After former Housing and Urban Development Secretary Julián Castro and Sen. Cory Booker recently dropped out of the presidential race, there are currently just two non-white candidates in the race for the Democratic nomination. A new piece by Curbed examines whether the lack of non-white candidates in the presidential race, save Andrew Yang and Rep. Tulsi Gabbard (neither of whom qualified for the most recent debate), may have an impact on whether housing issues unique to minority communities receive a strong focus during the 2020 elections.
Curbed particularly notes the departure of Castro. With the most inside knowledge regarding the housing crisis and issues related to vacancy and homelessness, Curbed notes that Castro was the most vocal candidate about housing issues.
The recent debate featured little discussion of housing matters, though most candidates have released their potential presidential housing plans. Most of the proposed plans, researchers at the Urban Institute recently noted, put the focus on addressing the ongoing housing inventory shortage.

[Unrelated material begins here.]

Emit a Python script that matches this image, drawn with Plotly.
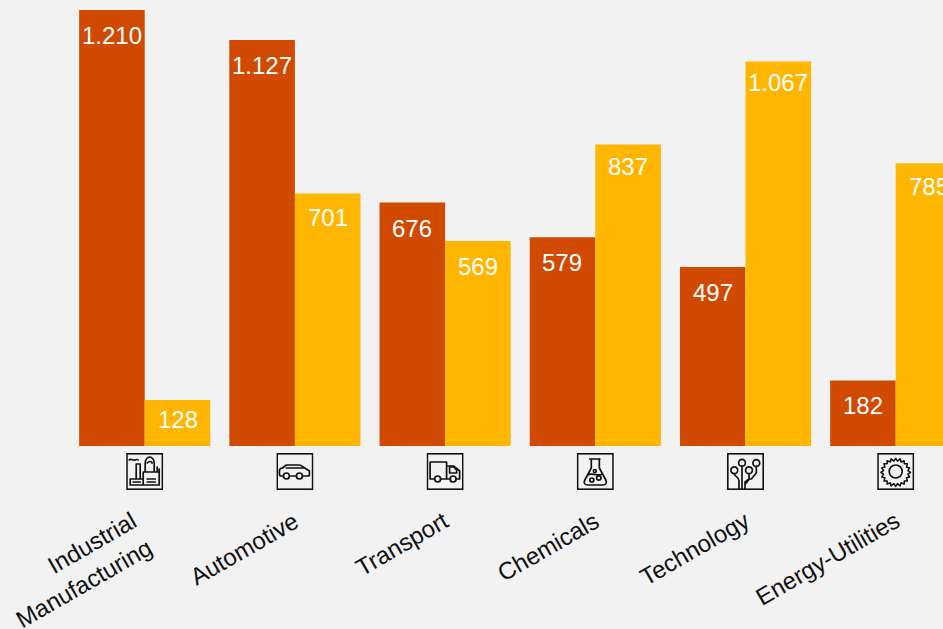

“The solutions proposed by Democratic presidential candidates are an acknowledgment of the single largest problem our housing market faces today: lack of supply,” said Karan Kaul and John Walsh of the Urban Institute in a blog post.
During his run, Sen. Booker unveiled a plan to address housing affordability challenges. Sen. Booker reportedly modeled his plan for renters' credit on legislation he recently introduced.
CNN reported that while this plan "is similar to a plan by his 2020 rival Sen. Kamala Harris, a California Democrat who has centered her own housing policy on a subsidy for low-income renters," his plan goes further by introducing "sweeping changes to restrictive zoning laws, coupled with federal incentives to build more affordable housing."